The “locker room leader” can be more valuable than any supervisor by rank. The team gravitates toward this individual because he walks the walk and represents the team.
Others go to the locker room leader for advice and direction they seek input and acceptance. Supervisors/instructors this individual can truly help make you successful or they can “rock the boat” by creating problems, embrace this leader and use this position to improve the unit.
3- Command Presence: To wear the uniform or pin you must exhibit command presence to represent. Being physically fit demonstrates your commitment and dedication as an individual and then as a team member because of the high standards that you are required to maintain.
4- Desire: It truly takes a special kind of law enforcement officer to accept the role of a motor officer. The desire to seek a new approach in conducting business, a fresh opportunity to learn and of course the tactical techniques used to solve problems.

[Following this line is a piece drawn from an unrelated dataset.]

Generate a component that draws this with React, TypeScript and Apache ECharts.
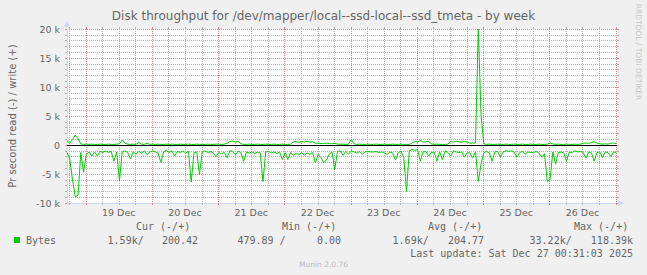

4- Professionalism: Ensure that everyone around you has a positive opinion of you as an individual which will then have the same opinion of the team.
Your agency has a large investment in you and the team, education, equipment, experience and training just to name a few. Just like our personal financial investments preparing for our families future this total investment made by the agency is preparing you for that one day.
At the Broward Sheriff’s Office we have 54 motor deputies who ride 2008 Harley-Davidson Road Kings that we lease from Fort Lauderdale Harley-Davison which carries a large monthly investment and commitment from the agency.
Agency investment continues with a two week intensive basic motorcycle training program followed by a four week field training program. If the deputy successfully completes all six weeks then they are assigned a motor position. From that point they are scheduled to attend eight hours of in-service training every month, annual day and night qualifications, eight hours of firearms training with the motorcycle and eight hours of traffic stop scenarios to test their ability and skill in force on force realistic scenarios.
Now remains the individual deputy equipment investment; Super Seer Helmet with wireless SET COM, Sam Browne, long and short sleeve shirts to include an “honor guard” shirt used specifically for special events, five pairs of breeches, quality reflective rain gear and motorcycle boots.
It’s difficult to measure the actual training costs for each deputy but without question we can easily use the word “high” then adding in approximately $3500.00 for the total start up costs for each motor deputy the investment is large. And let’s not forget the monthly payment for the motorcycle lease.
Most articles written for motor officers discuss training issues, accident avoidance exercises, escort procedures and various operational concerns. But how many discuss the personal ethics, leadership and values of the team members. Whether you’re a local, county or state a part-time or full-time team motor officer your personal character will be displayed by your actions, behavior and conduct.
Being part of a special team is an honor and you have a choice to “walk the walk” or be the guy with the chip on his shoulder who is a member of a team with an attitude. If you are that one I hope your leadership is strong enough to make an immediate impact by correcting the attitude or removing you from the unit.
Find your bearing: Bearing is general appearance, carriage, deportment and conduct. This is the ability to look, act and speak like a leader. It is an essential element in a leader’s effectiveness and should be cultivated by maintaining impeccable personal appearance, avoiding profane or vulgar language, keeping your word, holding your temper, speaking clearly and walking erect.
Copied from the: United States Marine Corps Leadership Traits.
Make the choice.
Jim Polan is a 27 year veteran of law enforcement and a Captain with the Broward Sheriffs Office in Fort Lauderdale, Florida. Captain Polan is assigned to the Specialized Operational Services Division which includes the Motorcycle Unit.